* Exercise brief
Copy out the data below as written; omit any images.

________________________________________

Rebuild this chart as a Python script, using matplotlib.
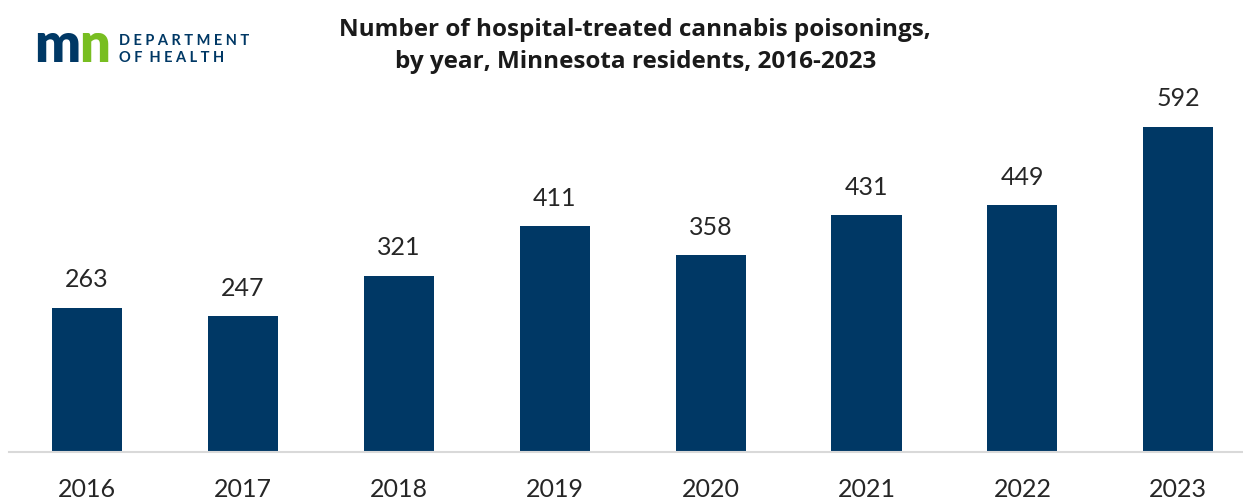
import matplotlib
matplotlib.use('Agg')
import matplotlib.pyplot as plt

years = ['2016', '2017', '2018', '2019', '2020', '2021', '2022', '2023']
poisonings = [263, 247, 321, 411, 358, 431, 449, 592]

bar_color = '#003865'
mdh_green = '#78be21'

plt.rcParams['font.family'] = ['Lato', 'DejaVu Sans']

fig = plt.figure(figsize=(12.43, 4.99), dpi=100)
ax = fig.add_axes([0, 47 / 499, 1, 452 / 499])

x = range(len(years))
bars = ax.bar(x, poisonings, width=0.45, color=bar_color)

for xi, v in zip(x, poisonings):
    ax.annotate(str(v), (xi, v), xytext=(0, 12), textcoords='offset points',
                ha='center', va='bottom', fontsize=18, color='#262626')

ax.set_xlim(-0.558, 7.415)
ax.set_ylim(0, 823)
ax.set_xticks(list(x))
ax.set_xticklabels(years, fontsize=18, color='#262626')
ax.tick_params(axis='x', length=0, pad=19)
ax.set_yticks([])
for s in ['top', 'right', 'left']:
    ax.spines[s].set_visible(False)
ax.spines['bottom'].set_color('#d9d9d9')
ax.spines['bottom'].set_linewidth(1.5)
ax.spines['bottom'].set_bounds(-0.558 + 9 / 156, 7.415)

fig.text(0.511, 0.963, 'Number of hospital-treated cannabis poisonings,\nby year, Minnesota residents, 2016-2023',
         ha='center', va='top', fontsize=17.5, fontweight='bold', color='#1a1a1a',
         linespacing=1.42, family=['Open Sans', 'DejaVu Sans'])

# logo
fig.text(34 / 1243, 1 - 62 / 499, 'm', fontsize=39, fontweight='heavy', color=bar_color,
         ha='left', va='baseline')
fig.text(79 / 1243, 1 - 62 / 499, 'n', fontsize=39, fontweight='heavy', color=mdh_green,
         ha='left', va='baseline')
fig.text(119 / 1243, 1 - 45 / 499, 'D E P A R T M E N T', fontsize=10.5, fontweight='bold',
         color=bar_color, ha='left', va='baseline')
fig.text(119 / 1243, 1 - 62 / 499, 'O F  H E A L T H', fontsize=10.5, fontweight='bold',
         color=bar_color, ha='left', va='baseline')

plt.savefig('out.png', dpi=100)
plt.close()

________________________________________

* Exercise response
Rebuild this chart as a Python script, using matplotlib.
import matplotlib
matplotlib.use('Agg')
import matplotlib.pyplot as plt

years = ['2016', '2017', '2018', '2019', '2020', '2021', '2022', '2023']
poisonings = [263, 247, 321, 411, 358, 431, 449, 592]

bar_color = '#003865'
mdh_green = '#78be21'

plt.rcParams['font.family'] = ['Lato', 'DejaVu Sans']

fig = plt.figure(figsize=(12.43, 4.99), dpi=100)
ax = fig.add_axes([0, 47 / 499, 1, 452 / 499])

x = range(len(years))
bars = ax.bar(x, poisonings, width=0.45, color=bar_color)

for xi, v in zip(x, poisonings):
    ax.annotate(str(v), (xi, v), xytext=(0, 12), textcoords='offset points',
                ha='center', va='bottom', fontsize=18, color='#262626')

ax.set_xlim(-0.558, 7.415)
ax.set_ylim(0, 823)
ax.set_xticks(list(x))
ax.set_xticklabels(years, fontsize=18, color='#262626')
ax.tick_params(axis='x', length=0, pad=19)
ax.set_yticks([])
for s in ['top', 'right', 'left']:
    ax.spines[s].set_visible(False)
ax.spines['bottom'].set_color('#d9d9d9')
ax.spines['bottom'].set_linewidth(1.5)
ax.spines['bottom'].set_bounds(-0.558 + 9 / 156, 7.415)

fig.text(0.511, 0.963, 'Number of hospital-treated cannabis poisonings,\nby year, Minnesota residents, 2016-2023',
         ha='center', va='top', fontsize=17.5, fontweight='bold', color='#1a1a1a',
         linespacing=1.42, family=['Open Sans', 'DejaVu Sans'])

# logo
fig.text(34 / 1243, 1 - 62 / 499, 'm', fontsize=39, fontweight='heavy', color=bar_color,
         ha='left', va='baseline')
fig.text(79 / 1243, 1 - 62 / 499, 'n', fontsize=39, fontweight='heavy', color=mdh_green,
         ha='left', va='baseline')
fig.text(119 / 1243, 1 - 45 / 499, 'D E P A R T M E N T', fontsize=10.5, fontweight='bold',
         color=bar_color, ha='left', va='baseline')
fig.text(119 / 1243, 1 - 62 / 499, 'O F  H E A L T H', fontsize=10.5, fontweight='bold',
         color=bar_color, ha='left', va='baseline')

plt.savefig('out.png', dpi=100)
plt.close()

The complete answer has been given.